» Objective: Restate word for word the lines of the data below, from the first through the one that has "import pandas as pd".

» Given material:
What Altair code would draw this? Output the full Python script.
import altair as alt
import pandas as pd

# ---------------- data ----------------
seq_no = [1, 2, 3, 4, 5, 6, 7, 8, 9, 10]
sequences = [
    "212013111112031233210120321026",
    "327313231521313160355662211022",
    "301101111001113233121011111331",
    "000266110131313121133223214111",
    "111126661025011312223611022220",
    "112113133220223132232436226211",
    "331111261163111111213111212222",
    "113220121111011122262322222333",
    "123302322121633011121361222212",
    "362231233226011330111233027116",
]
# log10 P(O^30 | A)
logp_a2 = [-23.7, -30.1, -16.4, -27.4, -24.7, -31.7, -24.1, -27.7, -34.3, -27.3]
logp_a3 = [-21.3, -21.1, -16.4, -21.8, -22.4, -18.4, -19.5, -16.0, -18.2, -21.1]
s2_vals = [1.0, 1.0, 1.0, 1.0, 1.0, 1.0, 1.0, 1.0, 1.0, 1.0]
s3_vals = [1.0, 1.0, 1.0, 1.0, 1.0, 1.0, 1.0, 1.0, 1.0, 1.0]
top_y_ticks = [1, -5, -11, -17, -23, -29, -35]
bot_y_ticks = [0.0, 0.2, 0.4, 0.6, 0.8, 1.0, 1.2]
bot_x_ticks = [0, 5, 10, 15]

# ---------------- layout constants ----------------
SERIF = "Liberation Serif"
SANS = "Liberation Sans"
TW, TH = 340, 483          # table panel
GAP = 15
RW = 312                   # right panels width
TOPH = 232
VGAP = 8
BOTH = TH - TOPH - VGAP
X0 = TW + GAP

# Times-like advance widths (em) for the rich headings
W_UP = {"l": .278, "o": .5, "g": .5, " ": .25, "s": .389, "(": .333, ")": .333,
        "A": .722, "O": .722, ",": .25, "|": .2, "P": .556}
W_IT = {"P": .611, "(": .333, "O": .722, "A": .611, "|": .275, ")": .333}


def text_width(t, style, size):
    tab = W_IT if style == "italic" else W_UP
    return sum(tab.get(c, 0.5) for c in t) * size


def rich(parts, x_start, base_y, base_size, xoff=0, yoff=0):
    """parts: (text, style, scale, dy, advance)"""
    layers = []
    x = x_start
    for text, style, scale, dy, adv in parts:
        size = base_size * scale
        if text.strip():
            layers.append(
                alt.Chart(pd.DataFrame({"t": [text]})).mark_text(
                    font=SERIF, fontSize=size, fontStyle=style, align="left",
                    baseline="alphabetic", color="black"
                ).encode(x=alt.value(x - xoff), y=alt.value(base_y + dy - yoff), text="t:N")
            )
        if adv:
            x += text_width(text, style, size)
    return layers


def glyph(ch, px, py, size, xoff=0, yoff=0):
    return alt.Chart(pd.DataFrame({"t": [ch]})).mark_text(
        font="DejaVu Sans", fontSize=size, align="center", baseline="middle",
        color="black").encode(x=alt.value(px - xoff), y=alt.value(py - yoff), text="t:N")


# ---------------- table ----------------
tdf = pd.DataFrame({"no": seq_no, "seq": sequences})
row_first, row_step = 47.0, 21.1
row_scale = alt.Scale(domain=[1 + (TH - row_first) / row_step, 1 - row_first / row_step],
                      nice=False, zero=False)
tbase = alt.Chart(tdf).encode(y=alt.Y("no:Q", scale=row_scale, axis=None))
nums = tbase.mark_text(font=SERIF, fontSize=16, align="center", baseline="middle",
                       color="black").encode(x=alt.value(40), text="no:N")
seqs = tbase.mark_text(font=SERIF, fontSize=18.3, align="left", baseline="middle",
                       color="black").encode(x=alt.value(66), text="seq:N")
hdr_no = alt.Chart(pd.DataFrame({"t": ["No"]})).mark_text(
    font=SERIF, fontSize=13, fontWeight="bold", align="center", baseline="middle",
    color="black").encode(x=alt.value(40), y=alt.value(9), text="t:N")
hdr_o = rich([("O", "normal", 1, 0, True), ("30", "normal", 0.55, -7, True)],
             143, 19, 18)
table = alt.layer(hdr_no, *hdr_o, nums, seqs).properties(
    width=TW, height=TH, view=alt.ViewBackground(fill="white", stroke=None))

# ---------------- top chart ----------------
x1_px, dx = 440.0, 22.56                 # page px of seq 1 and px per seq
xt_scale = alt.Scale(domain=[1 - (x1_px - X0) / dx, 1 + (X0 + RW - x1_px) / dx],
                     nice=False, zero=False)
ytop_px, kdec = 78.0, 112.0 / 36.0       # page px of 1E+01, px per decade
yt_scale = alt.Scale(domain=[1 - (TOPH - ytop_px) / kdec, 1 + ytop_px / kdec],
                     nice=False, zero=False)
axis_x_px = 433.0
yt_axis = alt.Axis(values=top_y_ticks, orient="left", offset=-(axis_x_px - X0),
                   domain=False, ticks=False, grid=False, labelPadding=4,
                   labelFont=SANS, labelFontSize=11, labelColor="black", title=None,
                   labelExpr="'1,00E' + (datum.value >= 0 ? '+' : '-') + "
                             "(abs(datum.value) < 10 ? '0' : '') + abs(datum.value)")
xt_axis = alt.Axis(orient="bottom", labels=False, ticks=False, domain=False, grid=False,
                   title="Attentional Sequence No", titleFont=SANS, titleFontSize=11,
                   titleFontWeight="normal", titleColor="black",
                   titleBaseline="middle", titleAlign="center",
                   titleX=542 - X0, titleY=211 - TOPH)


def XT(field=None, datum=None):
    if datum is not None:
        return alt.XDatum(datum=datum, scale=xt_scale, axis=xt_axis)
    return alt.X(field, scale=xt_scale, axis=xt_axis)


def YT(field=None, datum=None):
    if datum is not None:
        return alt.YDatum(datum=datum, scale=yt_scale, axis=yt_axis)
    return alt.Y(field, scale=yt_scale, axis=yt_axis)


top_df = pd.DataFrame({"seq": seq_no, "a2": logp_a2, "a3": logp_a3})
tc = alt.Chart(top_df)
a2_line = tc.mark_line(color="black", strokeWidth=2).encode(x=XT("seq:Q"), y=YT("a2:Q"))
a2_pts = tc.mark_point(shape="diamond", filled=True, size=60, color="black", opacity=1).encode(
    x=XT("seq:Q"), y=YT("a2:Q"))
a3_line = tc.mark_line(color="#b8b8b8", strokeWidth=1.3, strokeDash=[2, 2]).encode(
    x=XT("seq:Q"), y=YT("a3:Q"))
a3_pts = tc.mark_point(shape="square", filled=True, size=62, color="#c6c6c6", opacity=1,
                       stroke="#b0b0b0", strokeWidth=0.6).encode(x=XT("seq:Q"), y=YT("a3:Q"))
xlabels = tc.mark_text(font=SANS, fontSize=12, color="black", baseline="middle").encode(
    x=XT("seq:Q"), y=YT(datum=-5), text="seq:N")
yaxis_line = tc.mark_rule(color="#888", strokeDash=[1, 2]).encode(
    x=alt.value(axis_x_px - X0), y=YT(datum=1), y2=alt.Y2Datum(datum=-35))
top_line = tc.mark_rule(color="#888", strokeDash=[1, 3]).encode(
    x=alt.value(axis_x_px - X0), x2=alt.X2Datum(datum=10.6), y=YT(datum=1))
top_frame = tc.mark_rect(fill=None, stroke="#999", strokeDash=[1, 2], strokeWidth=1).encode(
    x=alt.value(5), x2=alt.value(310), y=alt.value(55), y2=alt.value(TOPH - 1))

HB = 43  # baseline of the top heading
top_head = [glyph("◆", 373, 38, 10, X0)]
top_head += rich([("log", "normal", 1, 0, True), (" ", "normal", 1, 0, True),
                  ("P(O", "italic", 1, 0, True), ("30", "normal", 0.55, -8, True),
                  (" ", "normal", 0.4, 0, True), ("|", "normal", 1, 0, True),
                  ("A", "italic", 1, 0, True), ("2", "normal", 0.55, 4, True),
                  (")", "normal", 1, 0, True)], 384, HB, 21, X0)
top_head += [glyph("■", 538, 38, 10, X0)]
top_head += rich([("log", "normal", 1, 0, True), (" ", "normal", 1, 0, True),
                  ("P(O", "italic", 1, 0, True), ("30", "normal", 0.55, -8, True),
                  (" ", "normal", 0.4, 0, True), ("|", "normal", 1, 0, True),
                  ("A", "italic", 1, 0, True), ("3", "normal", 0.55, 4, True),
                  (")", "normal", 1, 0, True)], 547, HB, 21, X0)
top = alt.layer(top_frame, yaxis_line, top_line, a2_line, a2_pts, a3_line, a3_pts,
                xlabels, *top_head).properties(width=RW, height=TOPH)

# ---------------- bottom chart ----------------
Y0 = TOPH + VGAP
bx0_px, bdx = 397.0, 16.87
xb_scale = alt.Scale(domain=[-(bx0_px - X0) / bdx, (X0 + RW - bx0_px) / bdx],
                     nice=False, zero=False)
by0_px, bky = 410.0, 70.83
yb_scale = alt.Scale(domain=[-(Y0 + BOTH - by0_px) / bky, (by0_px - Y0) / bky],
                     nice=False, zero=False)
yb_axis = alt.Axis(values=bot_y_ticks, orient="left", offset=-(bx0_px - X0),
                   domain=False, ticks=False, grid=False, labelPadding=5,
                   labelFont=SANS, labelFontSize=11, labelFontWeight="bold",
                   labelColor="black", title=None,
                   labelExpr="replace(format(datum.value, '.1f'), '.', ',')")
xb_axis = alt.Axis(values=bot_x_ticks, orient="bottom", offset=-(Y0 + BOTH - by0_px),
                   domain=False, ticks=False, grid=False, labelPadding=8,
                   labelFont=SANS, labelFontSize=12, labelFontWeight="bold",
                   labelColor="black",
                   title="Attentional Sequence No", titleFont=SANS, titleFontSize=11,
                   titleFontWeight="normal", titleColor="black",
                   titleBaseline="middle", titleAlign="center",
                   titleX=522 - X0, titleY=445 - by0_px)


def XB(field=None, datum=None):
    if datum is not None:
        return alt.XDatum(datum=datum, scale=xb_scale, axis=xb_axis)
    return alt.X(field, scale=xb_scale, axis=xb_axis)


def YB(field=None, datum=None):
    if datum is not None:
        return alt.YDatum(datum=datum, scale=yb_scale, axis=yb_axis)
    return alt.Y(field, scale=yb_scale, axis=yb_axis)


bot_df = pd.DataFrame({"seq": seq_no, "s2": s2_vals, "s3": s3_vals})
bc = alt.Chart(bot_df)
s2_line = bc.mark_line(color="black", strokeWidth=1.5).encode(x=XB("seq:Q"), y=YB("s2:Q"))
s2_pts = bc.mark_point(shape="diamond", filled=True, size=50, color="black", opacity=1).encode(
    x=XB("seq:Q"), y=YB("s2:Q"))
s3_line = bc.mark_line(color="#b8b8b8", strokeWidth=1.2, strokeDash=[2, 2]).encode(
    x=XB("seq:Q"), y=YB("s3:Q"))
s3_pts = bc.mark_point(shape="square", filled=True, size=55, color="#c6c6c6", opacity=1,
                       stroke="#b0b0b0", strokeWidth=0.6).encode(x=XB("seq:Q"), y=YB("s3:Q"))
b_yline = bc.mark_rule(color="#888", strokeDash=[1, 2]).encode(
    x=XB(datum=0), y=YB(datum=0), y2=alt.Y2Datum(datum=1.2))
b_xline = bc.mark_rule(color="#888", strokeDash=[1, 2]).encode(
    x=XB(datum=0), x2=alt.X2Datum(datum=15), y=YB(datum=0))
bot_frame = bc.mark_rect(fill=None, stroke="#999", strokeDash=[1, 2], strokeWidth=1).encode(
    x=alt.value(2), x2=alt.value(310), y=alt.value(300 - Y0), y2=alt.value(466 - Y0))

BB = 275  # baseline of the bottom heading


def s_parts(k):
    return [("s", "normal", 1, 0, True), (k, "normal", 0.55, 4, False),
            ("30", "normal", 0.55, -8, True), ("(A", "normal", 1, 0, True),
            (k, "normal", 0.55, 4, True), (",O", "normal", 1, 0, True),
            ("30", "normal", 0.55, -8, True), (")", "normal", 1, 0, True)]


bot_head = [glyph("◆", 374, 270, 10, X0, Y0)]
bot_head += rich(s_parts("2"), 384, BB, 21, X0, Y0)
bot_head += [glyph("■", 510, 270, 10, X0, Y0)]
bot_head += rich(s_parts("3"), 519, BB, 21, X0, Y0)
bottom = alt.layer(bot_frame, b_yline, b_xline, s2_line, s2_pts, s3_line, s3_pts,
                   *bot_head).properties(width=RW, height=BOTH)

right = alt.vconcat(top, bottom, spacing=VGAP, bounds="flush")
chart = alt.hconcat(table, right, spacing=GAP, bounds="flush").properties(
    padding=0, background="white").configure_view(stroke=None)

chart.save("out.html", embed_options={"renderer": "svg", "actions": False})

» Reply to the exercise:
What Altair code would draw this? Output the full Python script.
import altair as alt
import pandas as pd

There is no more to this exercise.